Just out of curiosity, why does the 777X center hydraulic system have three demand ADPs?

The Boeing 777X center hydraulic system architecture presents an interesting engineering question that highlights the evolution of hydraulic redundancy design in wide-body transport aircraft. The standard Boeing 777 center hydraulic system is well-documented as incorporating two Air-Driven Pumps (ADPs) alongside two AC Motor Pumps (ACMPs) as primary sources, plus a Ram Air Turbine for emergency backup. The ADPs are pneumatically driven by bleed air from the engines or APU and operate on a demand basis — activating automatically during high-flow events such as flap and slat extension, landing gear cycling, or any condition where system pressure drops below threshold. This architecture has been validated by multiple manufacturer documents, including Eaton's Boeing 777 capabilities brochure, which explicitly identifies two on-demand air turbine-driven pumps per the center system design.

The claim of a third demand ADP in the 777X center system, drawn from an apparent hydraulic schematic image shared on Reddit, is not corroborated by currently available public documentation. The 777X Airport Planning Manual and standard hydraulic references do not reflect a three-ADP configuration. That said, this absence of confirmation is not itself a refutation — Boeing's 777X certification program introduced meaningful airframe changes (including composite wings, folding wingtips, and revised engine nacelle architecture with the GE9X), and it is plausible, if unconfirmed, that engineers modified the center hydraulic system to accommodate altered demand profiles or revised redundancy requirements. Hydraulic system specs for newly certified variants frequently diverge from predecessor documentation before full fleet service manuals are publicly available.
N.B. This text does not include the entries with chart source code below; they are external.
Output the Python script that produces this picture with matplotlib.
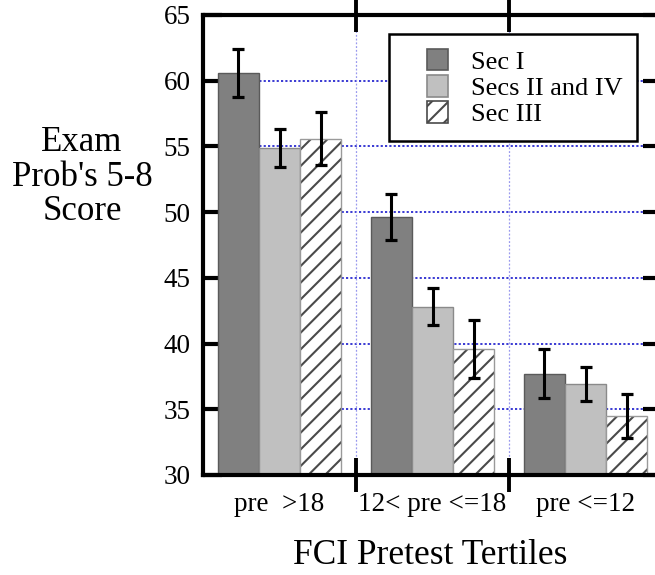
import matplotlib
matplotlib.use("Agg")
import matplotlib.pyplot as plt
from matplotlib.patches import Rectangle, Patch
from matplotlib.legend_handler import HandlerPatch
import numpy as np

categories = ["pre  >18", "12< pre <=18", "pre <=12"]
series_names = ["Sec I", "Secs II and IV", "Sec III"]
sec1 = [60.6, 49.6, 37.7]
sec1_err = [1.85, 1.75, 1.85]
sec24 = [54.9, 42.8, 36.9]
sec24_err = [1.45, 1.4, 1.3]
sec3 = [55.6, 39.6, 34.5]
sec3_err = [2.0, 2.2, 1.65]
yticks = [30, 35, 40, 45, 50, 55, 60, 65]

plt.rcParams['font.family'] = ['Liberation Serif', 'DejaVu Serif']
plt.rcParams['hatch.linewidth'] = 1.5

fig = plt.figure(figsize=(6.55, 5.75), dpi=100)
ax = fig.add_axes([203/655, 1-475/575, 459/655, 460/575])

x = np.arange(len(categories))
w = 0.268
styles = [
    dict(color="#808080", edgecolor="#5a5a5a", hatch=None, hatchcolor=None),
    dict(color="#c0c0c0", edgecolor="#8a8a8a", hatch=None, hatchcolor=None),
    dict(color="white", edgecolor="#9a9a9a", hatch="//", hatchcolor="#4a4a4a"),
]
data = [(sec1, sec1_err), (sec24, sec24_err), (sec3, sec3_err)]
for i, ((vals, errs), st) in enumerate(zip(data, styles)):
    pos = x + (i-1)*w
    if st["hatch"]:
        ax.bar(pos, vals, w, bottom=0, color=st["color"], edgecolor=st["hatchcolor"],
               hatch=st["hatch"], linewidth=0, zorder=2)
        ax.bar(pos, vals, w, bottom=0, fill=False, edgecolor=st["edgecolor"],
               linewidth=1.0, zorder=2.1)
    else:
        ax.bar(pos, vals, w, bottom=0, color=st["color"], edgecolor=st["edgecolor"],
               linewidth=1.0, zorder=2)
    ax.errorbar(pos, vals, yerr=errs, fmt='none', ecolor='black', elinewidth=2.2,
                capsize=4, capthick=2.3, zorder=3)

ax.set_ylim(30, 65)
ax.set_xlim(-0.5, 2.5)
ax.set_yticks(yticks)
ax.set_xticks([0.5, 1.5])
ax.set_xticklabels([])
ax.set_xticks(x, minor=True)
ax.set_xticklabels(categories, minor=True, fontsize=19.5)
ax.tick_params(axis='x', which='minor', length=0, pad=12)
ax.tick_params(axis='x', which='major', direction='inout', length=24, width=2.8, top=True)
ax.tick_params(axis='y', which='major', direction='in', length=14, width=3, right=True,
               labelsize=19.5, pad=9)

for sp in ax.spines.values():
    sp.set_linewidth(3)

for yv in yticks[1:-1]:
    ax.axhline(yv, color='#2a2ad0', linestyle=(0, (1.2, 1.2)), linewidth=1.3, zorder=1)
for xv in [0.5, 1.5]:
    ax.axvline(xv, color='#9999ee', linestyle=(0, (1.5, 1.5)), linewidth=0.9, zorder=1)

fig.text(82/655, 1-177/575, "Exam\nProb's 5-8\nScore", ha='center', va='center',
         fontsize=25, linespacing=1.05)
fig.text(430/655, 1-556/575, "FCI Pretest Tertiles", ha='center', va='center', fontsize=25.5)


def square_right(legend, orig_handle, xdescent, ydescent, width, height, fontsize):
    s = height
    return Rectangle((width - s - xdescent, -ydescent), s, s)

patches = []
for st in styles:
    if st["hatch"]:
        patches.append(Patch(facecolor=st["color"], edgecolor=st["hatchcolor"], hatch=st["hatch"],
                             linewidth=1.2))
    else:
        patches.append(Patch(facecolor=st["color"], edgecolor=st["edgecolor"], linewidth=1.2))
leg = ax.legend(patches, series_names, loc='upper right', bbox_to_anchor=(637/655, 1-34/575),
                bbox_transform=fig.transFigure, fontsize=19, frameon=True, fancybox=False,
                edgecolor='black', framealpha=1, borderpad=0.55, labelspacing=0.05,
                handlelength=1.7, handleheight=0.9, handletextpad=0.85, borderaxespad=0,
                handler_map={Patch: HandlerPatch(patch_func=square_right)})
leg.get_frame().set_linewidth(1.8)
leg.set_zorder(5)

fig.savefig("out.png", dpi=100)
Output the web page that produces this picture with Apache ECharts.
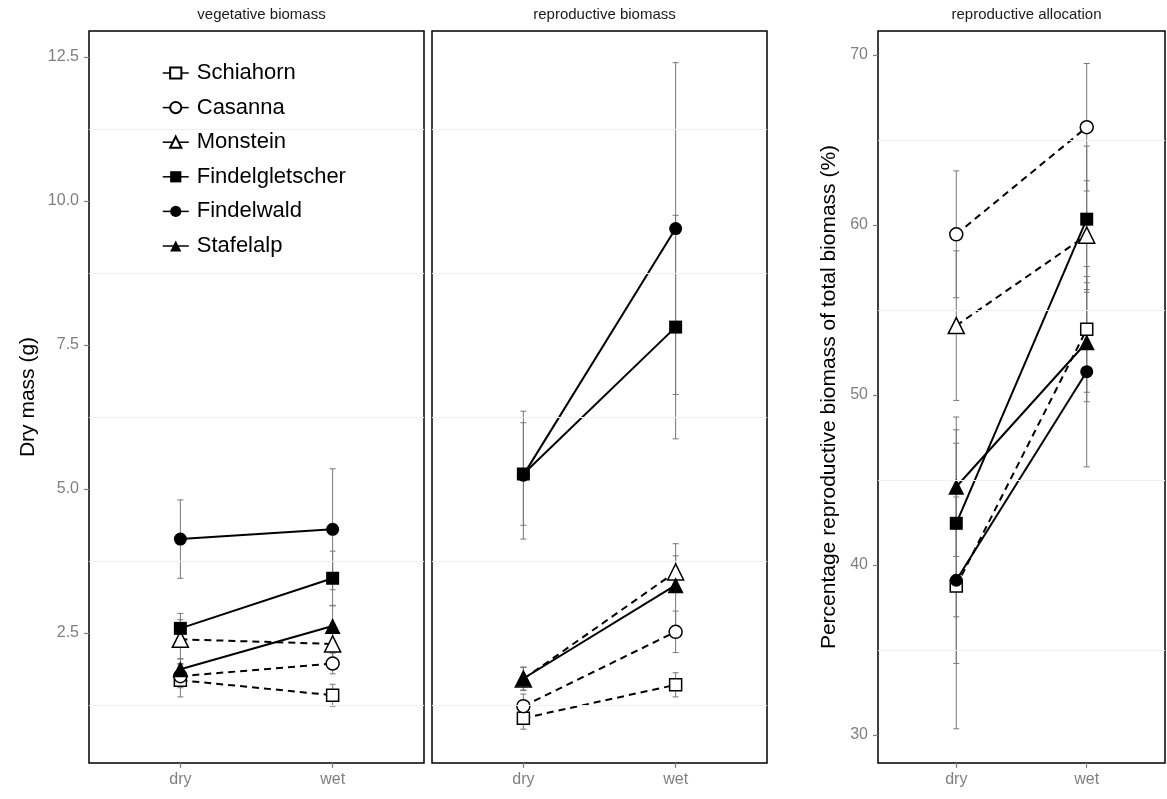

For pilots operating the 777X under Part 121 or corporate Part 91/135 arrangements, the practical significance of center system pump architecture lies in abnormal and emergency procedure logic. The center system on the 777 family supplies flight controls, nose gear steering, some braking functions, and the RAT output path — making its redundancy envelope directly relevant to dispatch under MEL provisions and to in-flight system degradation management. A third ADP, if present, would alter the failure mode analysis for center system low pressure events, potentially affecting the number of inoperative-pump combinations that remain dispatchable and the sequence of ECAM or systems page indications crews would observe during demand pump failures or bleed air anomalies.

The broader context here reflects a recurring challenge in modern transport category operations: the lag between aircraft entry into service and the availability of comprehensive, publicly accessible systems documentation. The 777X has faced an extended certification timeline, and detailed hydraulic system architecture — particularly for variants or system-level changes not captured in planning manuals — often remains within Boeing's proprietary maintenance and flight operations documentation until after revenue service matures. Pilots transitioning to the 777X type, and the training departments constructing initial and recurrent courseware, should treat manufacturer-issued FCOM and AMM documentation as authoritative over open-source references or schematic images shared through informal channels, particularly for systems as safety-critical as hydraulics.